### Recorded information
====================
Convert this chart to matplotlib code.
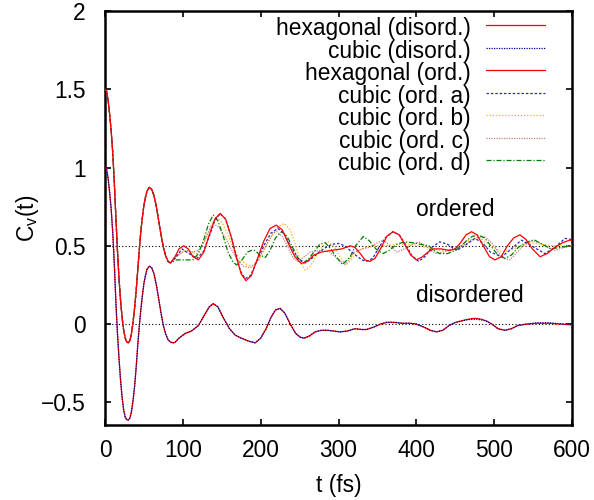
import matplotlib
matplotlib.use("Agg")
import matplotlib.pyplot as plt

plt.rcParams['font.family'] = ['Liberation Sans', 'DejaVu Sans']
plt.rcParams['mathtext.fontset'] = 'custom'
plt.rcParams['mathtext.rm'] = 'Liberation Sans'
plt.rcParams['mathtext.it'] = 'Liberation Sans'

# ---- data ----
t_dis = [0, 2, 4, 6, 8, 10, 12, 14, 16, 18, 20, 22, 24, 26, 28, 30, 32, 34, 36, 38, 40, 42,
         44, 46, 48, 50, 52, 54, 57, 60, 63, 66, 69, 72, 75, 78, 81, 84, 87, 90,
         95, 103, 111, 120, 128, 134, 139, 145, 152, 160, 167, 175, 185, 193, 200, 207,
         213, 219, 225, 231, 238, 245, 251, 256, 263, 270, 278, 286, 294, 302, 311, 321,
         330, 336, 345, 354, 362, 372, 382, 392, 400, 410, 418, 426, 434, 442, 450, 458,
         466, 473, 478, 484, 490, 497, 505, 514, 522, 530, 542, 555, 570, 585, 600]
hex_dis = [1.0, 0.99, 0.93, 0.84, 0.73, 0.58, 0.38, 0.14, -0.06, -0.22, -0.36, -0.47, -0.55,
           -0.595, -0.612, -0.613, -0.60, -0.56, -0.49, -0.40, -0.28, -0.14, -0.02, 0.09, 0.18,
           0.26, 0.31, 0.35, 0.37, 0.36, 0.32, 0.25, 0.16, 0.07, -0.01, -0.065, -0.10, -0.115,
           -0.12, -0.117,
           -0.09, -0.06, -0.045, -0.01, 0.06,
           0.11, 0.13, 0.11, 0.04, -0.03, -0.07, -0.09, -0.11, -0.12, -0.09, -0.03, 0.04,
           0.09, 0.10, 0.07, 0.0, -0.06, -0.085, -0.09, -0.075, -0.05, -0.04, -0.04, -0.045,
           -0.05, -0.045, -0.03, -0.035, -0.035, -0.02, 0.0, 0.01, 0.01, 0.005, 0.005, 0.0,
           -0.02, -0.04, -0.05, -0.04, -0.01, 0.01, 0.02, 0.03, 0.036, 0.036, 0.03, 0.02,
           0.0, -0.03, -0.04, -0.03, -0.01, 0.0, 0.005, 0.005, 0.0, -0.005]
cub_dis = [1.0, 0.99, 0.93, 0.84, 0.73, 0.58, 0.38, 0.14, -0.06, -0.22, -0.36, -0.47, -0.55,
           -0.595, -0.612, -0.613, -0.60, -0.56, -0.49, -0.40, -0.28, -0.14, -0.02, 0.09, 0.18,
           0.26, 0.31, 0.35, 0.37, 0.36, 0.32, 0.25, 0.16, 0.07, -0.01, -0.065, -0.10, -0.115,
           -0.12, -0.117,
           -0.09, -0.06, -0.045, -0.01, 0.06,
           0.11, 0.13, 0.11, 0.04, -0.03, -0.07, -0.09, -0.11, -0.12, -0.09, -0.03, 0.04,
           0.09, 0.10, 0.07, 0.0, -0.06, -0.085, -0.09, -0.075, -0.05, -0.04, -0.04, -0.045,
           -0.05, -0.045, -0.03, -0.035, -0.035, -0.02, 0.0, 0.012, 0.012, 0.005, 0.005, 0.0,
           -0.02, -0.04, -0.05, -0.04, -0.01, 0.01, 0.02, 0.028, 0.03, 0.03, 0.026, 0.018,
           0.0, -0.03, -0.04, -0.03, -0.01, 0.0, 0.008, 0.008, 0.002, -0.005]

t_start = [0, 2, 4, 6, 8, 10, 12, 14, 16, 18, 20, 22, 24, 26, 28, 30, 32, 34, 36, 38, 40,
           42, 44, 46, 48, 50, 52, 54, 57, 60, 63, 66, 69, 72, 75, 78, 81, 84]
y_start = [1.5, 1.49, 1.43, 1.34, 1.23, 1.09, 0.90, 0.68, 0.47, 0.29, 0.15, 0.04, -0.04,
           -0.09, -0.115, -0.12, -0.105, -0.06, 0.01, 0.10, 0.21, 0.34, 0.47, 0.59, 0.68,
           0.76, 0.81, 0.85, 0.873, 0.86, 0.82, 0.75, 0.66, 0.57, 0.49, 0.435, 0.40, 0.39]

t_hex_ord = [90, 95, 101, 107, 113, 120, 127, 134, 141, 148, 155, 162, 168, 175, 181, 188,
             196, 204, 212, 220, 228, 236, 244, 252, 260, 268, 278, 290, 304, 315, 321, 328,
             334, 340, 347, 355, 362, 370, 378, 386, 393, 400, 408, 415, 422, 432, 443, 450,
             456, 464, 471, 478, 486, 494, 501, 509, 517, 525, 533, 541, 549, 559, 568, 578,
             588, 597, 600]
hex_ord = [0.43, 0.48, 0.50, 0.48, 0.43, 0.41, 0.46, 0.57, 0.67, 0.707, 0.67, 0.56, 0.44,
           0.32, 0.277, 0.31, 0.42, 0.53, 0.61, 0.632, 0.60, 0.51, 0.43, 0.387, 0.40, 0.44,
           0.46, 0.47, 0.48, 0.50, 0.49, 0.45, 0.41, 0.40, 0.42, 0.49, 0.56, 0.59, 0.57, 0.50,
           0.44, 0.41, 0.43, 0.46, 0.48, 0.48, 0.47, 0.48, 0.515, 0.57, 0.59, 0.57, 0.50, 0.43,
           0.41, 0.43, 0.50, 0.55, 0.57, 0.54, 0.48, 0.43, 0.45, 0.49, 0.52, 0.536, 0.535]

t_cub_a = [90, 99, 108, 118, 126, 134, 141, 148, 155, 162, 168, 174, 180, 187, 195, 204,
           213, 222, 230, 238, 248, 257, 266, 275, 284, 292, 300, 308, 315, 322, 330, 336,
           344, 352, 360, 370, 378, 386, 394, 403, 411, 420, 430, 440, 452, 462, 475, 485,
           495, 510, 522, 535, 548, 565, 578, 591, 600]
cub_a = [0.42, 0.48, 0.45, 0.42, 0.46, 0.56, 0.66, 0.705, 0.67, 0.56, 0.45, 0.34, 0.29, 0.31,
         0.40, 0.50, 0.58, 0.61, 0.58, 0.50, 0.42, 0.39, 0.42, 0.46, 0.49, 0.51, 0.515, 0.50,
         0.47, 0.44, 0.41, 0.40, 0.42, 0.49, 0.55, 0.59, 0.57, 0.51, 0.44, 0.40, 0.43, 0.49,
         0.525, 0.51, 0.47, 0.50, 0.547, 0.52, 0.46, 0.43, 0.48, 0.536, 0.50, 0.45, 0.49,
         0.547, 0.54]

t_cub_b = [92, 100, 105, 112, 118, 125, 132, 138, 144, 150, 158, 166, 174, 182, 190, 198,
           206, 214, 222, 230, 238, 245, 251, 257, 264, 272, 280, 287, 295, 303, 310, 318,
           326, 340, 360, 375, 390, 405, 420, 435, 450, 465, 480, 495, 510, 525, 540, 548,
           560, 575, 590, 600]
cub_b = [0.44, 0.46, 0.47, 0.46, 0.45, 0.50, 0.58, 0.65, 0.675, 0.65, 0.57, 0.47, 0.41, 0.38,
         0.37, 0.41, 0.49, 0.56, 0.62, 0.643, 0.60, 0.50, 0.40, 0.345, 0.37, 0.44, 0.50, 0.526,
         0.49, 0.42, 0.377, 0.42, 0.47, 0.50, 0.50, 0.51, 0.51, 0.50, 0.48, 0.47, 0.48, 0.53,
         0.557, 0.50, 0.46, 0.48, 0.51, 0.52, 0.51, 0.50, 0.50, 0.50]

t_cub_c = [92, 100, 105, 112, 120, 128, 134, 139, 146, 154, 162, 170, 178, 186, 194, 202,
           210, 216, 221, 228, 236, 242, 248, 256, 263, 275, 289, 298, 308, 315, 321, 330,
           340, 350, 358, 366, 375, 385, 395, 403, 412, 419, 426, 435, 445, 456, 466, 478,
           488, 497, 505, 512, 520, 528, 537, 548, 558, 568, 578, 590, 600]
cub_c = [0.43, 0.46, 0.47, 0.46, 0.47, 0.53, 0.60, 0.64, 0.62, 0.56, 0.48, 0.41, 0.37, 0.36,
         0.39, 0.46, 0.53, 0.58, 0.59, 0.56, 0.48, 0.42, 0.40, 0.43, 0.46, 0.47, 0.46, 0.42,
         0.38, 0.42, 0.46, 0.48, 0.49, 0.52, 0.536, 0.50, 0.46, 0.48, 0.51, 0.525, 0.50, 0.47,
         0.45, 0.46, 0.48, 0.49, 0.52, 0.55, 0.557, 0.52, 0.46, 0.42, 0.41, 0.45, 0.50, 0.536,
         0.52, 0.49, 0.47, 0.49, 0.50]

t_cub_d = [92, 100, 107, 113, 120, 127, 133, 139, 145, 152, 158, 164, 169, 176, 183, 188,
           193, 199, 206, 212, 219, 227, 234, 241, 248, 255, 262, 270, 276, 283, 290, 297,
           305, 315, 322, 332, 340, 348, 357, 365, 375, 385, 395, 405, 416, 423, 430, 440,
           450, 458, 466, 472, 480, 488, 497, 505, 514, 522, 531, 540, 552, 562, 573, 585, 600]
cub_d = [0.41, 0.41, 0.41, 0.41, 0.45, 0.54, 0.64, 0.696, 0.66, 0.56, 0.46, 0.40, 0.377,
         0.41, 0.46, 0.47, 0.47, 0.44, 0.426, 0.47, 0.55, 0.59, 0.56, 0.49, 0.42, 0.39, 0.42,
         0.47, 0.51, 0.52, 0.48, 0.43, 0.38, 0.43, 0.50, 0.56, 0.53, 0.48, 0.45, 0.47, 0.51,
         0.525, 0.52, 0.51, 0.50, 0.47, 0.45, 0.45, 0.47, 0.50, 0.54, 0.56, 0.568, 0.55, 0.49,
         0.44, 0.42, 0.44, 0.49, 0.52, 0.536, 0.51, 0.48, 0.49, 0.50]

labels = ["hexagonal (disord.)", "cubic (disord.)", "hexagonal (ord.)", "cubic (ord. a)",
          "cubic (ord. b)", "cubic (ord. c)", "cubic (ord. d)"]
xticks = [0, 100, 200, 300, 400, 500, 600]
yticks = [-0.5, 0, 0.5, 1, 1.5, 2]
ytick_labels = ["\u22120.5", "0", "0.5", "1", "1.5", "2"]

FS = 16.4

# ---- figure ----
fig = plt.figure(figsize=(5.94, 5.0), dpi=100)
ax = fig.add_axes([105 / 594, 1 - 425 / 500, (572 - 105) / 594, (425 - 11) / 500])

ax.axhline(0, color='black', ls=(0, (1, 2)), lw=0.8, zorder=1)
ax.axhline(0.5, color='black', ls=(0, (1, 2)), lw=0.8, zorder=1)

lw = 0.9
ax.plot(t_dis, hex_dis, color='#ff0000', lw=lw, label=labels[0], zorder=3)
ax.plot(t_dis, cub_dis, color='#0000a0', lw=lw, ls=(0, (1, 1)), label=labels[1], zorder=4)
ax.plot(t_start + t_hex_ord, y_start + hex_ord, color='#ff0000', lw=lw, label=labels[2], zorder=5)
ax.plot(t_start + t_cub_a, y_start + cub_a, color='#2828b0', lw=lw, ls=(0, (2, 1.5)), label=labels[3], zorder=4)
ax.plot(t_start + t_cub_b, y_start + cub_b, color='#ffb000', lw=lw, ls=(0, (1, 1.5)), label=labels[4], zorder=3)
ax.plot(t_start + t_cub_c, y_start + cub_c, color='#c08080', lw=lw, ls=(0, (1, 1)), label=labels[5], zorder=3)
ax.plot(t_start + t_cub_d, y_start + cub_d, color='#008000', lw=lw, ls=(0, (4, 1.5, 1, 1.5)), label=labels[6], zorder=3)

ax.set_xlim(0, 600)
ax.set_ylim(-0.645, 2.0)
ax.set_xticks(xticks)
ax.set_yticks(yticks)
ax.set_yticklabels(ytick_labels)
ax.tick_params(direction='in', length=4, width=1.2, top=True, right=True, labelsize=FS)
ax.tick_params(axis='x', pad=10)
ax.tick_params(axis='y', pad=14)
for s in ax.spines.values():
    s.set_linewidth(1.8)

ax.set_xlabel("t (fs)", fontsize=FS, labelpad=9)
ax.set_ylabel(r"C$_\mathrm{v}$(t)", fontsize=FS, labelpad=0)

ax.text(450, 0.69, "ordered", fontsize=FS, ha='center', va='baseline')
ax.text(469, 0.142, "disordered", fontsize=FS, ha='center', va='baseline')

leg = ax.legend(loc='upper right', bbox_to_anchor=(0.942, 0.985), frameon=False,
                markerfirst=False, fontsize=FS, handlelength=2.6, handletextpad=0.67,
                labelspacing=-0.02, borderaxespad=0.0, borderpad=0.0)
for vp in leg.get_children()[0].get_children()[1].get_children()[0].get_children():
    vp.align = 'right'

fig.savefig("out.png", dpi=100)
====================
### What is being asked
Extract every line above that contains the word "matplotlib".

### Full response
Convert this chart to matplotlib code.
import matplotlib
matplotlib.use("Agg")
import matplotlib.pyplot as plt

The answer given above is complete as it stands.